Sleep & other health conditions

Sleep deprivation causes agitation and activation of the stress hormone system and reduces the effectiveness of the immune system.  For example, sleep deprivation leads to more frequent and repeated coughs and colds.  The distress from sleep deprivation has been harnessed in torture techniques!  Repeated or prolonged sleep deprivation such as that experienced during sleep apnoea will increase the chance of heart attack or stroke.  Those who are sleep deprived are more prone to accidents, more likely to make erratic or poor choices and are often unpleasant to be around.


Did you know that there is a J shaped curve between the amount of sleep that you get and your chance of death?  People who routinely get less than six hours sleep and those who routinely sleep for more than nine hours have a much higher chance of dying!

At the other end of the scale, the subtle effects of sleep disturbances such as sleep apnoea can slowly but surely alter our appetite so that we are more hungry, snack more and crave high energy foods, making weight loss that much more difficult.  Significant sleep apnoea sufferers find it almost impossible to lose weight as a result.

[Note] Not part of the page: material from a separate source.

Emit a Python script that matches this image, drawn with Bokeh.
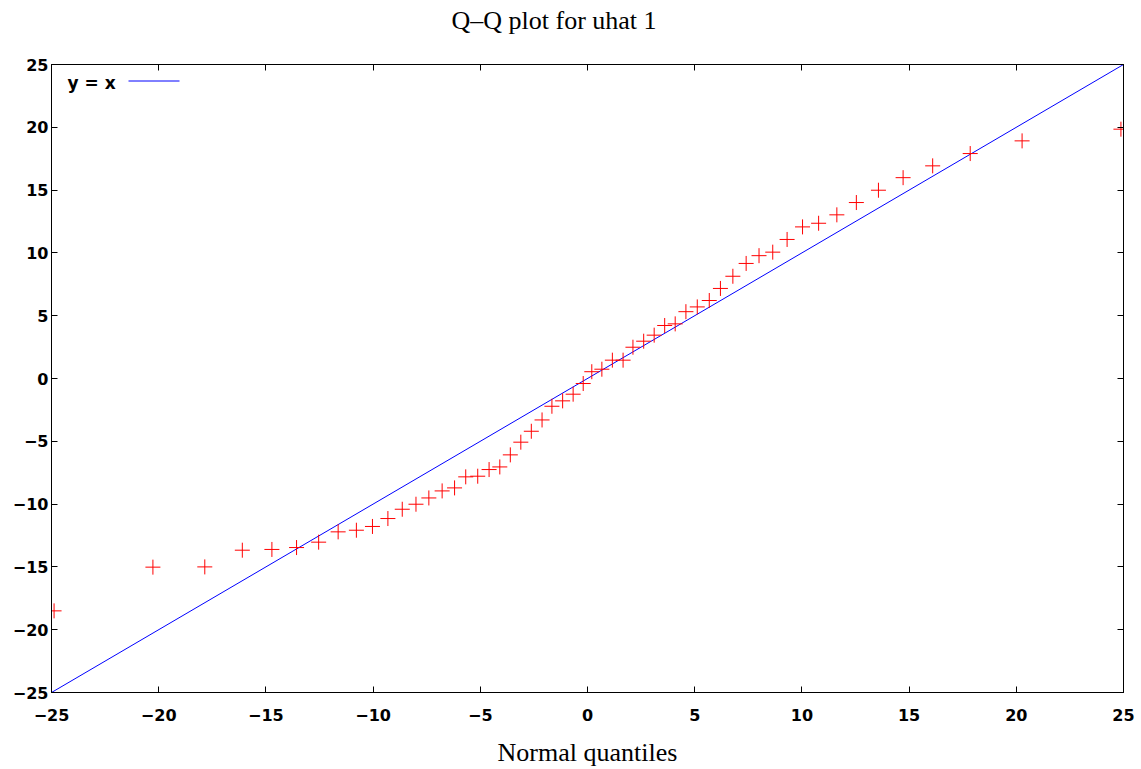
from bokeh.plotting import figure
from bokeh.layouts import column
from bokeh.models import Range1d, FixedTicker, LinearAxis, Label, Arrow
from bokeh.embed import file_html
from bokeh.resources import INLINE

# Normal quantiles (x) and sorted residuals uhat1 (y)
normal_quantiles = [
    -24.88, -20.27, -17.85, -16.10, -14.72, -13.57, -12.54, -11.63, -10.78, -10.03,
    -9.31, -8.64, -8.00, -7.40, -6.78, -6.20, -5.68, -5.12, -4.59, -4.09,
    -3.60, -3.11, -2.62, -2.12, -1.66, -1.16, -0.67, -0.20,
    0.20, 0.67, 1.16, 1.66, 2.12, 2.62, 3.11, 3.60, 4.09, 4.59,
    5.12, 5.68, 6.20, 6.78, 7.40, 8.00, 8.64, 9.31, 10.03, 10.78,
    11.63, 12.54, 13.57, 14.72, 16.10, 17.85, 20.27, 24.88,
]
uhat_quantiles = [
    -18.50, -15.02, -15.00, -13.67, -13.61, -13.46, -13.03, -12.21, -12.08, -11.78,
    -11.15, -10.41, -10.01, -9.51, -8.95, -8.71, -7.83, -7.78, -7.25, -7.04,
    -6.08, -5.07, -4.20, -3.30, -2.21, -1.78, -1.25, -0.40,
    0.54, 0.74, 1.46, 1.46, 2.49, 2.97, 3.45, 4.22, 4.35, 5.32,
    5.70, 6.21, 7.17, 8.14, 9.16, 9.78, 10.06, 11.07, 12.07, 12.36,
    13.03, 14.01, 14.99, 15.99, 16.93, 17.91, 18.92, 19.85,
]
ref_line = [-25, 25]
tick_values = [-25, -20, -15, -10, -5, 0, 5, 10, 15, 20, 25]

title_text = "Q\u2013Q plot for uhat 1"
x_label = "Normal quantiles"
legend_label = "y = x"

TICK_FONT = "DejaVu Sans"
TITLE_H = 40

# --- title strip ---
t = figure(
    width=1141, height=TITLE_H,
    output_backend="svg", toolbar_location=None,
    x_range=Range1d(0, 1141), y_range=Range1d(0, TITLE_H),
    min_border=0, outline_line_color=None,
    background_fill_color="white", border_fill_color="white",
)
t.axis.visible = False
t.grid.visible = False
t.add_layout(Label(x=400, y=TITLE_H - 20, x_units="screen", y_units="screen",
                   text=title_text, text_font="Liberation Serif", text_font_size="26px",
                   text_baseline="middle", text_align="left", text_color="black"))

# --- main Q-Q plot ---
p = figure(
    width=1141, height=769 - TITLE_H,
    output_backend="svg", toolbar_location=None,
    x_range=Range1d(-25, 25), y_range=Range1d(-25, 25),
    min_border_left=51, min_border_right=18,
    min_border_top=64 - TITLE_H, min_border_bottom=77,
    background_fill_color="white", border_fill_color="white",
)
p.xgrid.visible = False
p.ygrid.visible = False
p.outline_line_color = "black"
p.outline_line_width = 1

def style_axis(ax, show_labels):
    ax.ticker = FixedTicker(ticks=tick_values)
    ax.minor_tick_line_color = None
    ax.major_tick_in = 6
    ax.major_tick_out = 0
    ax.major_tick_line_color = "black"
    ax.major_tick_line_width = 1
    ax.axis_line_color = "black"
    ax.axis_line_width = 1
    if show_labels:
        ax.major_label_text_font = TICK_FONT
        ax.major_label_text_font_size = "16px"
        ax.major_label_text_font_style = "bold"
        ax.major_label_text_color = "black"
    else:
        ax.major_label_text_font_size = "0px"
        ax.major_label_text_color = None
        ax.major_label_standoff = 0

xa = p.xaxis[0]
style_axis(xa, True)
xa.major_label_standoff = 16
xa.axis_label = x_label
xa.axis_label_text_font = "Liberation Serif"
xa.axis_label_text_font_size = "26px"
xa.axis_label_text_font_style = "normal"
xa.axis_label_text_color = "black"
xa.axis_label_standoff = 14

ya = p.yaxis[0]
style_axis(ya, True)
ya.major_label_standoff = 3

top_ax = LinearAxis()
style_axis(top_ax, False)
p.add_layout(top_ax, "above")
right_ax = LinearAxis()
style_axis(right_ax, False)
p.add_layout(right_ax, "right")

# y = x reference line and the Q-Q points
p.line(ref_line, ref_line, line_color="#0000ff", line_width=1)
p.scatter(normal_quantiles, uhat_quantiles, marker="cross", size=15,
          line_color="#ff0000", line_width=1)

# gnuplot-style key: text then line sample
p.add_layout(Label(x=16, y=610, x_units="screen", y_units="screen",
                   text=legend_label, text_font=TICK_FONT, text_font_size="17px",
                   text_font_style="bold", text_baseline="middle", text_color="black"))
p.add_layout(Arrow(end=None, x_start=77, y_start=611.5, x_end=128, y_end=611.5,
                   start_units="screen", end_units="screen",
                   line_color="#0000ff", line_width=1))

layout = column(t, p, spacing=0)
open("out.html", "w").write(file_html(layout, INLINE))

However there are many medical conditions which interact with sleep and can interfere or worsen it.  Somewhat simple conditions such as arthritis with painful joints can make finding a comfortable bed position difficult.  Our propensity towards eating later at night can lead to nocturnal reflux/heartburn.  Other conditions that are often underestimated but can impact sleep if inadequately controlled overnight include hayfever, nasal obstruction and asthma.  Parkinson’s disease can cause nightmares, insomnia and frequent movements, substantially interfering with sleep.  This may make balancing medications more difficult.


The common use of various prescription medications can impact on sleep, such as frequently prescribed anti-agitation or depression medications, sleeping tablets or pain medications.  Some common prescriptions can lead to nightmares, lack of energy and frequent leg movements.

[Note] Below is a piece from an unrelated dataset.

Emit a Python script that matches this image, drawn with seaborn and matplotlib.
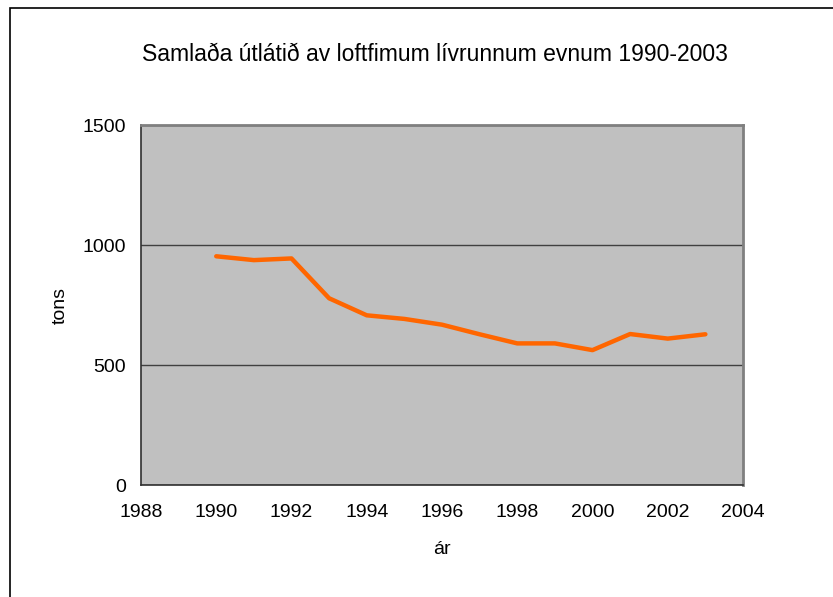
"""
Samlaða útlátið av loftfimum lívrunnum evnum 1990-2003 — line chart.
"""
import matplotlib.pyplot as plt
import pandas as pd
import seaborn as sns
from matplotlib.patches import Rectangle

years = [1990, 1991, 1992, 1993, 1994, 1995, 1996, 1997, 1998, 1999, 2000, 2001, 2002, 2003]
tons = [953, 937, 944, 778, 707, 692, 668, 628, 590, 590, 562, 629, 610, 628]

x_ticks = list(range(1988, 2005, 2))
y_ticks = [0, 500, 1000, 1500]

df = pd.DataFrame({"ár": years, "tons": tons})

sns.set_theme(style="white")
plt.rcParams["font.family"] = ["Liberation Sans", "DejaVu Sans"]
plt.rcParams["text.color"] = "black"
plt.rcParams["axes.labelcolor"] = "black"

fig = plt.figure(figsize=(8.33, 5.97), dpi=100)
ax = fig.add_axes([141 / 833, 1 - 485 / 597, 602 / 833, 360 / 597])
ax.set_facecolor("#C0C0C0")

# outer chart border (only left and top edges visible in the frame)
fig.patches.append(Rectangle((10 / 833, -0.1), 1.2, 1 - 8 / 597 + 0.1,
                             transform=fig.transFigure, fill=False,
                             edgecolor="black", linewidth=1.2))

sns.lineplot(data=df, x="ár", y="tons", ax=ax, color="#FF6600", linewidth=3.2)

ax.set_xlim(1988, 2004)
ax.set_ylim(0, 1500)
ax.set_xticks(x_ticks)
ax.set_yticks(y_ticks)
ax.yaxis.grid(True, color="#404040", linewidth=1.0)
ax.set_axisbelow(True)

for side in ("top", "right"):
    ax.spines[side].set_color("#808080")
    ax.spines[side].set_linewidth(2)
for side in ("left", "bottom"):
    ax.spines[side].set_color("#303030")
    ax.spines[side].set_linewidth(1.2)

ax.tick_params(axis="both", direction="out", length=4, width=1, color="#303030",
               labelsize=14, labelcolor="black")
ax.tick_params(axis="y", pad=7)
ax.tick_params(axis="x", pad=10)

ax.set_title("Samlaða útlátið av loftfimum lívrunnum evnum 1990-2003",
             fontsize=16.5, pad=46, x=0.488, color="black")
ax.set_xlabel("ár", fontsize=14, labelpad=14, color="black")
ax.set_ylabel("tons", fontsize=14, labelpad=10, color="black")

fig.savefig("out.png", dpi=100)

Heart disease can often cause breathlessness at night.  Irregular heartbeat and atrial fibrillation commonly occur overnight, and the period in the latter part of sleep leading to wakefulness is the most common time for a heart attack to start.

The combination of poor sleep and less than tiptop health such as being overweight, diabetic or hypertensive is now regarded as an epidemic, which contributes to further poor health, hospitalisation and health care utilisation, sudden death and accelerated chronic diseases, as well as absenteeism, road and transport accidents.  These all lead to a major cost burden to our community.